REQUIREMENTS:
Leave out the pictures and set down exactly the lines from the start of the listing through the one with "minimum width=84pt] (chk)", both included.

SUPPLIED INFORMATION:
***

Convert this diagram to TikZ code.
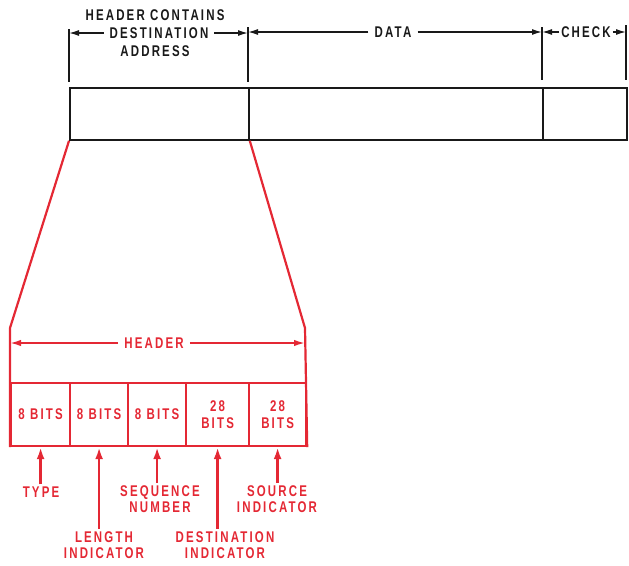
\documentclass[tikz,border=0pt]{standalone}
\usepackage{fontspec}
\setmainfont{Liberation Sans}
\usepackage{tikz}
\usetikzlibrary{arrows.meta,positioning}
\definecolor{pktink}{RGB}{25,25,25}
\definecolor{pktred}{RGB}{228,40,52}

\tikzset{
  lettering/.style={font=\bfseries\fontsize{15.5}{16.5}\selectfont\addfontfeature{FakeStretch=0.74,LetterSpace=14},
    inner sep=2pt, align=center},
  dimlabel/.style={lettering, inner xsep=6pt},
  frame/.style={draw=pktink, line width=1.8pt, inner sep=0pt, anchor=north west,
    minimum height=52pt},
  cell/.style={draw=pktred, line width=2.2pt, inner sep=0pt, anchor=north west,
    minimum height=63pt, lettering, text=pktred},
  dimline/.style={pktink, line width=1.4pt, -{Latex[length=10pt,width=6pt]}},
  extline/.style={pktink, line width=1.6pt},
  redline/.style={pktred, line width=2.2pt, line join=round},
  reddim/.style={pktred, line width=1.8pt, -{Latex[length=11pt,width=6.5pt]}},
  pointer/.style={pktred, line width=2.4pt, -{Latex[length=12pt,width=8pt]}}
}

\begin{document}
\begin{tikzpicture}[x=1pt,y=-1pt]
  \useasboundingbox (0,0) rectangle (629,565);

  % packet frame
  \node[frame, minimum width=179pt] (hdr) at (69,87) {};
  \node[frame, minimum width=294pt] (data) at (248,87) {};
  \node[frame, minimum width=84pt] (chk) at (542,87) {};

  \coordinate (eA) at (69,29); \coordinate (eB) at (248,27);
  \coordinate (eC) at (542,27); \coordinate (eD) at (626,25);
  \draw[extline] (eA) -- (69,82);
  \draw[extline] (eB) -- (248,82);
  \draw[extline] (eC) -- (542,80);
  \draw[extline] (eD) -- (626,80);

  \node[lettering, text=pktink] (hdrA) at (155,15) {HEADER CONTAINS};
  \node[dimlabel, text=pktink] (hdrB) at (159,33) {DESTINATION};
  \node[lettering, text=pktink] (hdrC) at (155,51) {ADDRESS};
  \node[dimlabel, text=pktink] (datal) at (393,32) {DATA};
  \node[lettering, text=pktink] (chkl) at (586,32) {CHECK};

  \draw[dimline] (hdrB.west) -- (eA |- hdrB);
  \draw[dimline] (hdrB.east) -- (eB |- hdrB);
  \draw[dimline] (datal.west) -- (eB |- datal);
  \draw[dimline] (datal.east) -- (eC |- datal);
  \draw[dimline] (chkl.west) -- (eC |- chkl);
  \draw[dimline] (chkl.east) -- (eD |- chkl);

  % header fields
  \node[cell, minimum width=59pt] (type) at (10,382) {8 BITS};
  \node[cell, minimum width=58pt] (len) at (69,382) {8 BITS};
  \node[cell, minimum width=58pt] (seq) at (127,382) {8 BITS};
  \node[cell, minimum width=63pt] (dst) at (185,382) {28\\BITS};
  \node[cell, minimum width=57pt] (src) at (248,382) {28\\BITS};

  \coordinate (kL) at (10,328); \coordinate (kR) at (305,328);
  \draw[redline] (hdr.south west) -- (kL) -- (type.south west);
  \draw[redline] (hdr.south east) -- (kR) -- (src.south east);

  \node[dimlabel, text=pktred] (rhdr) at (154,343) {HEADER};
  \draw[reddim] (rhdr.west) -- (kL |- rhdr);
  \draw[reddim] (rhdr.east) -- (kR |- rhdr);

  \node[lettering, text=pktred] (typel) at (41,492) {TYPE};
  \node[lettering, text=pktred] (lenl) at (104,545) {LENGTH\\INDICATOR};
  \node[lettering, text=pktred] (seql) at (160,499) {SEQUENCE\\NUMBER};
  \node[lettering, text=pktred] (dstl) at (225,545) {DESTINATION\\INDICATOR};
  \node[lettering, text=pktred] (srcl) at (277,499) {SOURCE\\INDICATOR};

  \draw[pointer] (type.south |- typel.north) -- (type.south);
  \draw[pointer] (len.south |- lenl.north) -- (len.south);
  \draw[pointer] (seq.south |- seql.north) -- (seq.south);
  \draw[pointer, -{Latex[open,length=12pt,width=8pt]}] (dst.south |- dstl.north) -- (dst.south);
  \draw[pointer] (src.south |- srcl.north) -- (src.south);
\end{tikzpicture}
\end{document}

***

WRITTEN SOLUTION:
Convert this diagram to TikZ code.
\documentclass[tikz,border=0pt]{standalone}
\usepackage{fontspec}
\setmainfont{Liberation Sans}
\usepackage{tikz}
\usetikzlibrary{arrows.meta,positioning}
\definecolor{pktink}{RGB}{25,25,25}
\definecolor{pktred}{RGB}{228,40,52}

\tikzset{
  lettering/.style={font=\bfseries\fontsize{15.5}{16.5}\selectfont\addfontfeature{FakeStretch=0.74,LetterSpace=14},
    inner sep=2pt, align=center},
  dimlabel/.style={lettering, inner xsep=6pt},
  frame/.style={draw=pktink, line width=1.8pt, inner sep=0pt, anchor=north west,
    minimum height=52pt},
  cell/.style={draw=pktred, line width=2.2pt, inner sep=0pt, anchor=north west,
    minimum height=63pt, lettering, text=pktred},
  dimline/.style={pktink, line width=1.4pt, -{Latex[length=10pt,width=6pt]}},
  extline/.style={pktink, line width=1.6pt},
  redline/.style={pktred, line width=2.2pt, line join=round},
  reddim/.style={pktred, line width=1.8pt, -{Latex[length=11pt,width=6.5pt]}},
  pointer/.style={pktred, line width=2.4pt, -{Latex[length=12pt,width=8pt]}}
}

\begin{document}
\begin{tikzpicture}[x=1pt,y=-1pt]
  \useasboundingbox (0,0) rectangle (629,565);

  % packet frame
  \node[frame, minimum width=179pt] (hdr) at (69,87) {};
  \node[frame, minimum width=294pt] (data) at (248,87) {};
  \node[frame, minimum width=84pt] (chk) at (542,87) {};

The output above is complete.